- Data excerpts:
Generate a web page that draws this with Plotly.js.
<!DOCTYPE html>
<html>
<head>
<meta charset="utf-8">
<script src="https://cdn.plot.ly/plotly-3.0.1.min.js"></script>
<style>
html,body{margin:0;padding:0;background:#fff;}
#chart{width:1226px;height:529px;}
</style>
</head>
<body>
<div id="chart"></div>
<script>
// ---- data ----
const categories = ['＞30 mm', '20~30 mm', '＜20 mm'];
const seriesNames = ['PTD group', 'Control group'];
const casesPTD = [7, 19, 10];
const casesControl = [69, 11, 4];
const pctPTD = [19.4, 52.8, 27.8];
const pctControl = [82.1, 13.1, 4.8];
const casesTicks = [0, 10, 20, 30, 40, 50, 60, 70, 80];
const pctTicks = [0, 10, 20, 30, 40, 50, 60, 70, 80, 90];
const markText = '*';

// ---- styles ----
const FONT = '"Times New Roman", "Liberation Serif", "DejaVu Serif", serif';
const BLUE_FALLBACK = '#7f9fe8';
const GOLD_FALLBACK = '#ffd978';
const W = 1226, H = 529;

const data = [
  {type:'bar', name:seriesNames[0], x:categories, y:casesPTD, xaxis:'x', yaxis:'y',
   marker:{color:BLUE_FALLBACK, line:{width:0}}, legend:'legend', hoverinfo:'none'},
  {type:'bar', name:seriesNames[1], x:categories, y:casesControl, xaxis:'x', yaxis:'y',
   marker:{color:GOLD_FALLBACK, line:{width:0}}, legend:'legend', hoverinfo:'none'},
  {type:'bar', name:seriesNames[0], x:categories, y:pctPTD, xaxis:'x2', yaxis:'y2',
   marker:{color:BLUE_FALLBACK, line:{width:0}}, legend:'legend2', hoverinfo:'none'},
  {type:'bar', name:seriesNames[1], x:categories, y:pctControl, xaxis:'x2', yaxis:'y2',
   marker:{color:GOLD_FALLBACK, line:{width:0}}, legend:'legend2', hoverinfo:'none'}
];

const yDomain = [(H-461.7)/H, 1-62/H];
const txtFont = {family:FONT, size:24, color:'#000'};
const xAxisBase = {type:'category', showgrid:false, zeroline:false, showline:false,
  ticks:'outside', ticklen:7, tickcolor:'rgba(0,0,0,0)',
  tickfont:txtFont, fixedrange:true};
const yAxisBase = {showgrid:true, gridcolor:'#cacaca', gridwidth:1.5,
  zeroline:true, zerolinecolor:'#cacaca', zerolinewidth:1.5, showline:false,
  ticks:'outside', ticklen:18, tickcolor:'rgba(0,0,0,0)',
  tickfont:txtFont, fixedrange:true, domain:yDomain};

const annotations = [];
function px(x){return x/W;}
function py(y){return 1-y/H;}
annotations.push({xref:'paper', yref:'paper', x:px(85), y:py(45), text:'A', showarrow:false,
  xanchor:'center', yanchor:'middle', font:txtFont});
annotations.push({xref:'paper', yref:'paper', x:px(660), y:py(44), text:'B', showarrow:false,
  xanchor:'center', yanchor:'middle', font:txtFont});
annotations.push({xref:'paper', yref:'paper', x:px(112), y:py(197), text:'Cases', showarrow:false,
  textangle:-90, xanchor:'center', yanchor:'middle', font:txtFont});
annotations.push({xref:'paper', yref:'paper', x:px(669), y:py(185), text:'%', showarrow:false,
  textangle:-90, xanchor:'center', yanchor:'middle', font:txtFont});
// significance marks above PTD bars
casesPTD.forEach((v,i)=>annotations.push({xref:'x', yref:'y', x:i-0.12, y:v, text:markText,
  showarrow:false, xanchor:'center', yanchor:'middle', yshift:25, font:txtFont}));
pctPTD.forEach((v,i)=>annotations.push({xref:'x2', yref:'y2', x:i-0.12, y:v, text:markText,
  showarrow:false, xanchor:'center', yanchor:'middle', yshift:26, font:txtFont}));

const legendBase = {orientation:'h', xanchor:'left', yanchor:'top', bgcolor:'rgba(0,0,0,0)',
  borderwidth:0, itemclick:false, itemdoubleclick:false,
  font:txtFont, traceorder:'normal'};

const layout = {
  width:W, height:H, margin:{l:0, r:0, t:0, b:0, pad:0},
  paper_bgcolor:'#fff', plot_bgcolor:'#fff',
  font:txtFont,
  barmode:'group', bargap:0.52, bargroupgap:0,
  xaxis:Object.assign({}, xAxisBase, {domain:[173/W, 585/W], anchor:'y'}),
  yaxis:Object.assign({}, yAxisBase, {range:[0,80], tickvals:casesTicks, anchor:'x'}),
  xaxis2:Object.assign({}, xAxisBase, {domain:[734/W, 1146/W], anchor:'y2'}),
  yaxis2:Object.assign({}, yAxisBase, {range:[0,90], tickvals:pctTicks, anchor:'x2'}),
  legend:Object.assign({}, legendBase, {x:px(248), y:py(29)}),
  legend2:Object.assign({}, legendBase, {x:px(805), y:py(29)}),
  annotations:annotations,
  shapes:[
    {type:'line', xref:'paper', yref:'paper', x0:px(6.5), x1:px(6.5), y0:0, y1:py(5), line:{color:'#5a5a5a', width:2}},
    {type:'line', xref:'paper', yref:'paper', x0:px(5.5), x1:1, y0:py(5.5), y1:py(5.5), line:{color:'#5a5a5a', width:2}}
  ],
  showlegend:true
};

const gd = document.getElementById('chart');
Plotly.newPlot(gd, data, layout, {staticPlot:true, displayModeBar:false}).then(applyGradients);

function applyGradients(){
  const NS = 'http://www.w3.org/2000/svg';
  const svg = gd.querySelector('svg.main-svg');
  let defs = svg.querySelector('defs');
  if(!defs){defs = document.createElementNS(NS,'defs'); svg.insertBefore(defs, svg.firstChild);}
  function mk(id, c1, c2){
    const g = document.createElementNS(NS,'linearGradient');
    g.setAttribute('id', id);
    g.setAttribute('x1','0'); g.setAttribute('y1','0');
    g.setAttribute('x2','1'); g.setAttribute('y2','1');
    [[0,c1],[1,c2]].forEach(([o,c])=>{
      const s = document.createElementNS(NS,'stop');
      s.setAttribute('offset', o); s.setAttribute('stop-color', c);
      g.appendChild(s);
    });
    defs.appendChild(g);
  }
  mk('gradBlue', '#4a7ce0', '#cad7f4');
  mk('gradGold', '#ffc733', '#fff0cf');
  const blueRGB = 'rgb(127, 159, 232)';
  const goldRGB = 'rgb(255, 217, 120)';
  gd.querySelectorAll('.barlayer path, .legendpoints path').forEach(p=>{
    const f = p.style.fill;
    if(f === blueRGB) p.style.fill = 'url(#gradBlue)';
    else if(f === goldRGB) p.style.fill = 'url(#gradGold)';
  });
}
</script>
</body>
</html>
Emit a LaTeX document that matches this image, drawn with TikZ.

- Goal:
Restate the first line and every line after it, word for word, stopping once the line with "const W = 1226, H = 529;" is done.

- Exercise response:
Generate a web page that draws this with Plotly.js.
<!DOCTYPE html>
<html>
<head>
<meta charset="utf-8">
<script src="https://cdn.plot.ly/plotly-3.0.1.min.js"></script>
<style>
html,body{margin:0;padding:0;background:#fff;}
#chart{width:1226px;height:529px;}
</style>
</head>
<body>
<div id="chart"></div>
<script>
// ---- data ----
const categories = ['＞30 mm', '20~30 mm', '＜20 mm'];
const seriesNames = ['PTD group', 'Control group'];
const casesPTD = [7, 19, 10];
const casesControl = [69, 11, 4];
const pctPTD = [19.4, 52.8, 27.8];
const pctControl = [82.1, 13.1, 4.8];
const casesTicks = [0, 10, 20, 30, 40, 50, 60, 70, 80];
const pctTicks = [0, 10, 20, 30, 40, 50, 60, 70, 80, 90];
const markText = '*';

// ---- styles ----
const FONT = '"Times New Roman", "Liberation Serif", "DejaVu Serif", serif';
const BLUE_FALLBACK = '#7f9fe8';
const GOLD_FALLBACK = '#ffd978';
const W = 1226, H = 529;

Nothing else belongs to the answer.